Aim of the exercise: Only the lines between the line holding "Recreate this image" and the line holding "const endMonth = '2021-07';", both of those included, should be copied exactly; drop the pictures.
START Supplied entries
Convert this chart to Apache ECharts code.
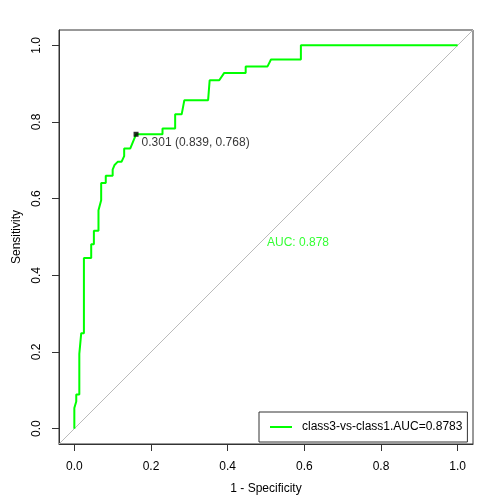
<!DOCTYPE html>
<html><head><meta charset="utf-8">
<script src="https://cdn.jsdelivr.net/npm/echarts@6/dist/echarts.min.js"></script>
<style>html,body{margin:0;padding:0;background:#fff}#c{width:504px;height:504px}</style>
</head><body><div id="c"></div>
<script>
// ROC curve points: 1 - specificity (x) and sensitivity (y)
const fpr  = [0,0,0.005,0.005,0.013,0.013,0.018,0.018,0.025,0.025,0.044,0.044,0.051,0.051,0.063,0.063,0.070,0.070,0.082,0.082,0.100,0.100,0.105,0.113,0.123,0.130,0.130,0.146,0.161,0.230,0.230,0.263,0.263,0.280,0.287,0.349,0.353,0.378,0.391,0.447,0.447,0.504,0.513,0.591,0.591,1.0];
const sens = [0,0.054,0.071,0.089,0.089,0.195,0.195,0.249,0.249,0.445,0.445,0.481,0.481,0.516,0.516,0.570,0.596,0.641,0.641,0.660,0.660,0.676,0.688,0.696,0.696,0.711,0.731,0.731,0.768,0.768,0.783,0.783,0.820,0.820,0.857,0.857,0.909,0.909,0.928,0.928,0.945,0.945,0.963,0.963,1.0,1.0];
const seriesName = 'class3-vs-class1.AUC=0.8783';
const aucText = 'AUC: 0.878';
const aucPos = [0.5, 0.5];
const bestPoint = [0.161, 0.768];
const bestText = '0.301 (0.839, 0.768)';
const diagX = [-0.04, 1.04];
const diagY = [-0.04, 1.04];
const ticks = [0, 0.2, 0.4, 0.6, 0.8, 1.0];

const font = 'Liberation Sans, Arial, Helvetica, sans-serif';
const axisCommon = {
  type: 'value', min: -0.04, max: 1.04,
  splitLine: {show: false},
  axisLine: {show: true, onZero: false, lineStyle: {color: '#333', width: 1}},
  axisTick: {show: true, length: 7, customValues: ticks, lineStyle: {color: '#333'}},
  axisLabel: {customValues: ticks, formatter: v => v.toFixed(1), color: '#000', fontSize: 12, fontFamily: font},
  nameLocation: 'middle',
  nameTextStyle: {color: '#000', fontSize: 12, fontFamily: font}
};
const chart = echarts.init(document.getElementById('c'), null, {renderer: 'canvas'});
chart.setOption({
  animation: false,
  grid: {left: 59, right: 31, top: 30, bottom: 60, show: true, borderColor: '#333', borderWidth: 1},
  xAxis: Object.assign({}, axisCommon, {name: '1 - Specificity', nameGap: 39,
    axisLabel: Object.assign({}, axisCommon.axisLabel, {margin: 17})}),
  yAxis: Object.assign({}, axisCommon, {name: 'Sensitivity', nameGap: 36,
    axisLabel: Object.assign({}, axisCommon.axisLabel, {margin: 16, rotate: 90})}),
  legend: {
    data: [seriesName], left: 259, top: 412, orient: 'vertical',
    padding: [9, 5, 9, 11], itemWidth: 22, itemHeight: 2, icon: 'rect',
    borderColor: '#333', borderWidth: 1, backgroundColor: '#fff',
    textStyle: {fontSize: 12, fontFamily: font, color: '#000', padding: [0, 0, 0, 5]}
  },
  series: [
    {type: 'line', name: 'diag', data: diagX.map((x, i) => [x, diagY[i]]), showSymbol: false, symbol: 'none',
     lineStyle: {color: '#bbbbbb', width: 1}, silent: true, z: 1},
    {type: 'line', name: seriesName, data: fpr.map((x, i) => [x, sens[i]]), showSymbol: false, symbol: 'none',
     itemStyle: {color: '#00ff00'}, lineStyle: {color: '#00ff00', width: 2}, z: 2},
    {type: 'scatter', name: 'best', data: [bestPoint], symbol: 'rect', symbolSize: 5,
     itemStyle: {color: '#000'}, z: 3,
     label: {show: true, formatter: bestText, position: 'right', distance: 3, offset: [0, 8.5],
       color: '#000', fontSize: 12, fontFamily: font}},
    {type: 'scatter', name: 'auc', data: [aucPos], symbolSize: 0.01, z: 3,
     label: {show: true, formatter: aucText, position: 'right', distance: 1, offset: [0, 5.5],
       color: '#00ff00', fontSize: 12, fontFamily: font}}
  ]
});
</script></body></html>
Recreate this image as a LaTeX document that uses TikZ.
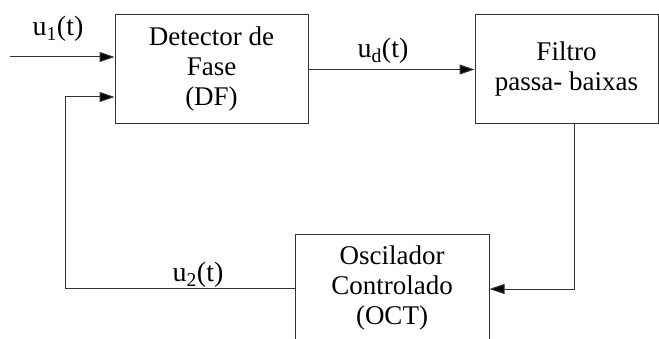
\documentclass[tikz,border=0pt]{standalone}
\usepackage{fontspec}
\setmainfont{Liberation Serif}
\usetikzlibrary{arrows.meta}

\tikzset{
  blk/.style={draw=black!80, line width=1pt, align=center, inner sep=0pt,
    font=\rmfamily\fontsize{27}{30}\selectfont},
  sig/.style={draw=black!80, line width=1pt,
    -{Triangle[length=15pt,width=10pt,fill=black]}},
  lbl/.style={font=\rmfamily\fontsize{28}{30}\selectfont, inner sep=0pt}
}

\begin{document}
\begin{tikzpicture}[x=1pt, y=1pt, line cap=butt, line join=miter]
\useasboundingbox (0,0) rectangle (659,338);
\clip (0,0) rectangle (659,338);
% blocks
\node[blk, minimum width=193pt, minimum height=109pt] (df) at (211.5,268.5)
  {Detector de\\Fase\\(DF)};
\node[blk, minimum width=183pt, minimum height=109pt] (lpf) at (566.5,268.5)
  {Filtro\\passa- baixas};
\node[blk, minimum width=194pt, minimum height=108pt] (oct) at (392,50)
  {Oscilador\\Controlado\\(OCT)};
% points of the loop
\coordinate (in) at (10,281);
\coordinate (tap) at (574,49);
\coordinate (fb) at (65,50);
\coordinate (fbtop) at (65,241);
% connectors
\draw[sig] (in) -- (in -| df.west);
\draw[sig] (df.east) -- (lpf.west);
\draw[sig] (lpf.south -| tap) -- (tap) -- (oct.east |- tap);
\draw[sig] (oct.west) -- (fb) -- (fbtop) -- (fbtop -| df.west);
% signal names
\node[lbl] (u1) at (58,309) {u\textsubscript{1}(t)};
\node[lbl] (ud) at (383,287) {u\textsubscript{d}(t)};
\node[lbl] (u2) at (198,63) {u\textsubscript{2}(t)};
\end{tikzpicture}
\end{document}
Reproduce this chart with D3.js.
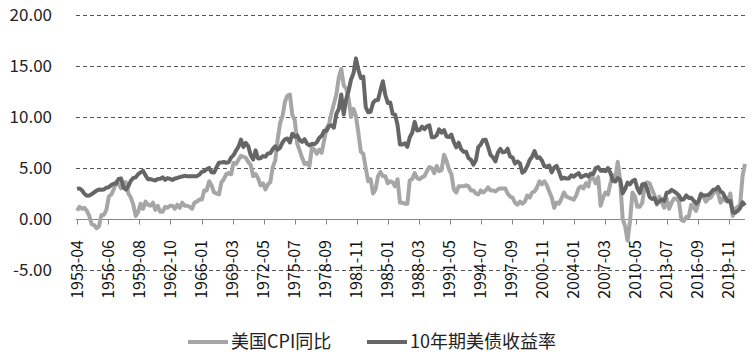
<!DOCTYPE html>
<html>
<head>
<meta charset="utf-8">
<script src="https://cdn.jsdelivr.net/npm/d3@7"></script>
<style>
  body { margin: 0; background: #fff; }
  svg { display: block; font-family: "Noto Sans CJK SC", "Noto Sans", sans-serif; }
</style>
</head>
<body>
<div id="chart"></div>
<script>
// quarterly samples (Jan/Apr/Jul/Oct), 1953-04 .. 2021-07
const startMonth = '1953-04';
const endMonth = '2021-07';

const cpiYoY = [
  0.8, 1.2, 1.0,
  1.1, 0.8, 0.3, -0.5,
  -0.6, -0.9, -0.7, 0.4,
  0.4, 0.9, 2.2, 2.4,
  2.9, 3.6, 3.4, 3.0,
  3.6, 3.6, 2.5, 2.1,
  1.4, 0.3, 0.7, 1.5,
  1.0, 1.7, 1.4, 1.3,
  1.6, 0.9, 1.3, 0.7,
  0.7, 1.2, 1.1, 1.3,
  1.3, 1.0, 1.4, 1.1,
  1.6, 1.3, 1.3, 1.2,
  1.0, 1.6, 1.7, 1.9,
  1.9, 2.8, 2.8, 3.7,
  3.3, 2.6, 2.5, 2.4,
  3.6, 3.9, 4.4, 4.5,
  4.4, 5.5, 5.4, 5.8,
  6.2, 6.1, 6.0, 5.6,
  5.3, 4.2, 4.4, 4.0,
  3.3, 3.5, 2.9, 3.4,
  3.6, 5.1, 5.7, 7.8,
  9.4, 10.1, 11.5, 12.1,
  12.2, 10.2, 9.7, 7.4,
  6.7, 6.0, 5.4, 5.5,
  5.2, 7.0, 6.8, 6.4,
  6.8, 6.5, 7.7, 8.9,
  9.3, 10.4, 11.3, 12.2,
  13.9, 14.7, 13.1, 12.8,
  11.8, 10.0, 10.8, 10.1,
  8.4, 6.6, 6.4, 5.0,
  3.7, 3.9, 2.5, 2.9,
  4.2, 4.6, 4.2, 4.2,
  3.5, 3.7, 3.6, 3.2,
  3.9, 1.6, 1.6, 1.5,
  1.5, 3.8, 3.9, 4.5,
  4.0, 3.9, 4.1, 4.2,
  4.7, 5.1, 5.0, 4.5,
  5.2, 4.7, 4.8, 6.3,
  5.7, 4.9, 4.4, 2.9,
  2.6, 3.2, 3.2, 3.2,
  3.3, 3.2, 2.8, 2.8,
  2.5, 2.4, 2.8, 2.6,
  2.8, 3.1, 2.8, 2.8,
  2.7, 2.9, 3.0, 3.0,
  3.0, 2.5, 2.2, 2.1,
  1.6, 1.4, 1.7, 1.5,
  1.7, 2.3, 2.1, 2.6,
  2.7, 3.1, 3.7, 3.4,
  3.7, 3.3, 2.7, 2.1,
  1.1, 1.6, 1.5, 2.0,
  2.6, 2.2, 2.1, 2.0,
  1.9, 2.3, 3.0, 3.2,
  3.0, 3.5, 3.2, 4.3,
  4.0, 3.5, 4.1, 1.3,
  2.1, 2.6, 2.4, 3.5,
  4.3, 3.9, 5.6, 3.7,
  0.0, -0.7, -2.1, -0.2,
  2.6, 2.2, 1.2, 1.2,
  1.6, 3.2, 3.6, 3.5,
  2.9, 2.3, 1.4, 2.2,
  1.6, 1.1, 2.0, 1.0,
  1.6, 2.0, 2.0, 1.7,
  -0.1, -0.2, 0.2, 0.2,
  1.4, 1.1, 0.8, 1.6,
  2.5, 2.2, 1.7, 2.0,
  2.1, 2.5, 2.9, 2.5,
  1.6, 2.0, 1.8, 1.8,
  2.5, 0.3, 1.0, 1.2,
  1.4, 4.2, 5.4
];

const yield10y = [
  2.95, 3.00, 2.82,
  2.48, 2.29, 2.30, 2.43,
  2.61, 2.78, 2.90, 2.87,
  2.90, 3.07, 3.11, 3.33,
  3.46, 3.48, 3.93, 3.97,
  3.09, 2.88, 3.21, 3.75,
  4.02, 4.08, 4.40, 4.57,
  4.72, 4.28, 3.90, 3.91,
  3.84, 3.78, 3.92, 3.94,
  4.08, 3.84, 4.01, 3.93,
  3.83, 3.97, 4.02, 4.11,
  4.17, 4.23, 4.20, 4.19,
  4.19, 4.20, 4.20, 4.35,
  4.61, 4.69, 4.88, 5.01,
  4.58, 4.55, 5.06, 5.51,
  5.53, 5.59, 5.50, 5.57,
  6.04, 6.26, 6.72, 7.10,
  7.79, 7.06, 7.46, 7.14,
  6.24, 5.83, 6.73, 5.93,
  5.95, 6.17, 6.11, 6.42,
  6.46, 6.85, 7.13, 6.79,
  6.99, 7.51, 7.81, 7.90,
  7.50, 8.36, 8.06, 8.19,
  7.74, 7.56, 7.83, 7.38,
  7.21, 7.37, 7.33, 7.52,
  7.96, 8.15, 8.64, 8.64,
  9.10, 9.18, 8.95, 10.30,
  10.80, 12.20, 10.25, 11.75,
  12.57, 13.68, 14.28, 15.75,
  14.59, 13.82, 13.95, 10.97,
  10.46, 10.51, 11.38, 11.65,
  11.67, 12.63, 13.50, 12.16,
  11.38, 11.43, 10.31, 10.24,
  9.19, 7.30, 7.30, 7.43,
  7.08, 8.02, 8.45, 9.52,
  8.67, 8.72, 9.06, 8.80,
  9.09, 9.18, 8.02, 8.01,
  8.21, 8.79, 8.47, 8.72,
  8.09, 8.04, 8.27, 7.53,
  7.03, 7.48, 6.84, 6.59,
  6.60, 5.97, 5.81, 5.33,
  5.75, 7.04, 7.30, 7.74,
  7.78, 7.06, 6.28, 6.04,
  5.65, 6.51, 6.87, 6.53,
  6.58, 6.89, 6.12, 6.03,
  5.43, 5.64, 5.46, 4.53,
  4.72, 5.18, 5.79, 6.11,
  6.66, 5.99, 6.05, 5.74,
  5.16, 5.14, 5.24, 4.57,
  5.04, 5.21, 4.65, 3.94,
  4.05, 3.96, 3.98, 4.29,
  4.15, 4.35, 4.50, 4.10,
  4.22, 4.34, 4.18, 4.46,
  4.42, 4.99, 5.09, 4.73,
  4.76, 4.69, 5.00, 4.53,
  3.74, 3.68, 4.01, 3.81,
  2.52, 2.93, 3.56, 3.39,
  3.73, 3.85, 3.01, 2.54,
  3.39, 3.46, 3.00, 2.15,
  1.97, 2.05, 1.53, 1.75,
  1.91, 1.76, 2.58, 2.62,
  2.86, 2.71, 2.54, 2.30,
  1.88, 1.94, 2.32, 2.07,
  2.09, 1.81, 1.50, 1.76,
  2.43, 2.30, 2.32, 2.36,
  2.58, 2.87, 2.89, 3.15,
  2.71, 2.53, 2.06, 1.71,
  1.76, 0.66, 0.62, 0.79,
  1.08, 1.64, 1.32
];

const xTickLabels = [
  '1953-04', '1956-06', '1959-08', '1962-10', '1966-01', '1969-03',
  '1972-05', '1975-07', '1978-09', '1981-11', '1985-01', '1988-03',
  '1991-05', '1994-07', '1997-09', '2000-11', '2004-01', '2007-03',
  '2010-05', '2013-07', '2016-09', '2019-11'
];

const yTicks = [-5, 0, 5, 10, 15, 20];
const seriesNames = ['美国CPI同比', '10年期美债收益率'];
const seriesColors = ['#a6a6a6', '#666666'];

const W = 755, H = 364;
const parseMonth = d3.timeParse('%Y-%m');

const dates = d3.timeMonth.every(3).range(parseMonth(startMonth), d3.timeMonth.offset(parseMonth(endMonth), 1));

const x = d3.scaleTime()
  .domain([parseMonth(startMonth), parseMonth(endMonth)])
  .range([77, 745]);

const y = d3.scaleLinear()
  .domain([-5, 20])
  .range([270, 15]);

const svg = d3.select('#chart').append('svg')
  .attr('width', W)
  .attr('height', H);

// dashed gridlines
svg.append('g')
  .selectAll('line')
  .data(yTicks.filter(v => v !== 0))
  .enter().append('line')
  .attr('x1', 76).attr('x2', 745)
  .attr('y1', d => Math.round(y(d)) + 0.5)
  .attr('y2', d => Math.round(y(d)) + 0.5)
  .attr('stroke', '#555')
  .attr('stroke-width', 1)
  .attr('stroke-dasharray', '4,3');

// y labels
svg.append('g')
  .selectAll('text')
  .data(yTicks)
  .enter().append('text')
  .attr('x', 52)
  .attr('y', d => y(d))
  .attr('dy', '0.35em')
  .attr('text-anchor', 'end')
  .style('font-size', '17px')
  .style('fill', '#222')
  .text(d => d.toFixed(2));

// zero axis with ticks
const axisY = Math.round(y(0)) + 0.5;
svg.append('line')
  .attr('x1', 76).attr('x2', 745)
  .attr('y1', axisY).attr('y2', axisY)
  .attr('stroke', '#888')
  .attr('stroke-width', 1);

svg.append('g')
  .selectAll('line')
  .data(xTickLabels)
  .enter().append('line')
  .attr('x1', d => Math.round(x(parseMonth(d))) + 0.5)
  .attr('x2', d => Math.round(x(parseMonth(d))) + 0.5)
  .attr('y1', axisY)
  .attr('y2', axisY + 5)
  .attr('stroke', '#888');

svg.append('g')
  .selectAll('text')
  .data(xTickLabels)
  .enter().append('text')
  .attr('transform', d => `translate(${x(parseMonth(d))}, 240) rotate(-90)`)
  .attr('dy', '0.35em')
  .attr('text-anchor', 'end')
  .style('font-size', '16px')
  .style('fill', '#111')
  .text(d => d);

// lines
const series = [cpiYoY, yield10y];
const line = d3.line()
  .x((d, i) => x(dates[i]))
  .y(d => y(d));

series.forEach((values, k) => {
  svg.append('path')
    .datum(values)
    .attr('fill', 'none')
    .attr('stroke', seriesColors[k])
    .attr('stroke-width', 4)
    .attr('stroke-linejoin', 'round')
    .attr('d', line);
});

// legend
const legendX = [188, 367];
const legendY = 342;
seriesNames.forEach((name, k) => {
  const g = svg.append('g').attr('transform', `translate(${legendX[k]}, ${legendY})`);
  g.append('line')
    .attr('x1', 0).attr('x2', 40)
    .attr('stroke', seriesColors[k])
    .attr('stroke-width', 4);
  g.append('text')
    .attr('x', 43)
    .attr('dy', '0.35em')
    .style('font-size', '18px')
    .style('fill', '#222')
    .text(name);
});
</script>
</body>
</html>
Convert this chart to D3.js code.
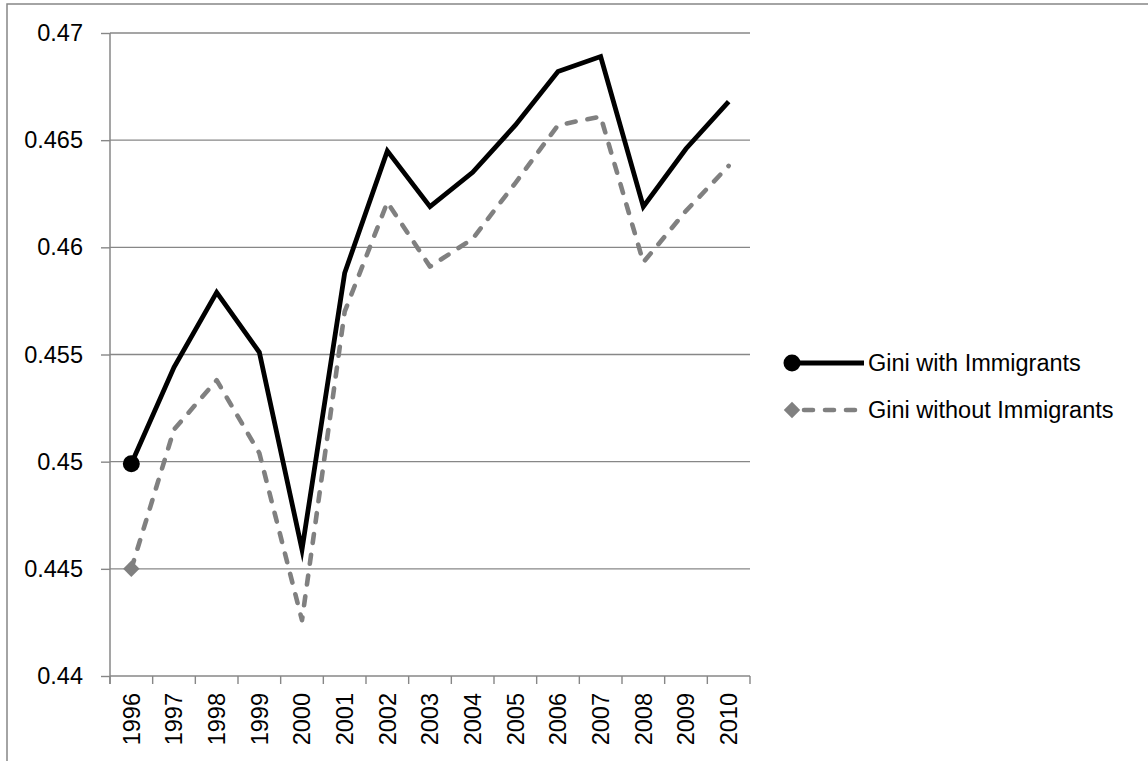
END Supplied entries
Correct output:
Recreate this image as a LaTeX document that uses TikZ.
\documentclass[tikz,border=0pt]{standalone}
\usepackage{fontspec}
\setmainfont{Liberation Serif}
\usetikzlibrary{arrows.meta}

\tikzset{
  blk/.style={draw=black!80, line width=1pt, align=center, inner sep=0pt,
    font=\rmfamily\fontsize{27}{30}\selectfont},
  sig/.style={draw=black!80, line width=1pt,
    -{Triangle[length=15pt,width=10pt,fill=black]}},
  lbl/.style={font=\rmfamily\fontsize{28}{30}\selectfont, inner sep=0pt}
}

\begin{document}
\begin{tikzpicture}[x=1pt, y=1pt, line cap=butt, line join=miter]
\useasboundingbox (0,0) rectangle (659,338);
\clip (0,0) rectangle (659,338);
% blocks
\node[blk, minimum width=193pt, minimum height=109pt] (df) at (211.5,268.5)
  {Detector de\\Fase\\(DF)};
\node[blk, minimum width=183pt, minimum height=109pt] (lpf) at (566.5,268.5)
  {Filtro\\passa- baixas};
\node[blk, minimum width=194pt, minimum height=108pt] (oct) at (392,50)
  {Oscilador\\Controlado\\(OCT)};
% points of the loop
\coordinate (in) at (10,281);
\coordinate (tap) at (574,49);
\coordinate (fb) at (65,50);
\coordinate (fbtop) at (65,241);
% connectors
\draw[sig] (in) -- (in -| df.west);
\draw[sig] (df.east) -- (lpf.west);
\draw[sig] (lpf.south -| tap) -- (tap) -- (oct.east |- tap);
\draw[sig] (oct.west) -- (fb) -- (fbtop) -- (fbtop -| df.west);
% signal names
\node[lbl] (u1) at (58,309) {u\textsubscript{1}(t)};
\node[lbl] (ud) at (383,287) {u\textsubscript{d}(t)};
\node[lbl] (u2) at (198,63) {u\textsubscript{2}(t)};
\end{tikzpicture}
\end{document}
Reproduce this chart with D3.js.
<!DOCTYPE html>
<html>
<head>
<meta charset="utf-8">
<script src="https://cdn.jsdelivr.net/npm/d3@7"></script>
<style>
  body { margin: 0; background: #fff; }
  svg { display: block; font-family: "Noto Sans CJK SC", "Noto Sans", sans-serif; }
</style>
</head>
<body>
<div id="chart"></div>
<script>
// quarterly samples (Jan/Apr/Jul/Oct), 1953-04 .. 2021-07
const startMonth = '1953-04';
const endMonth = '2021-07';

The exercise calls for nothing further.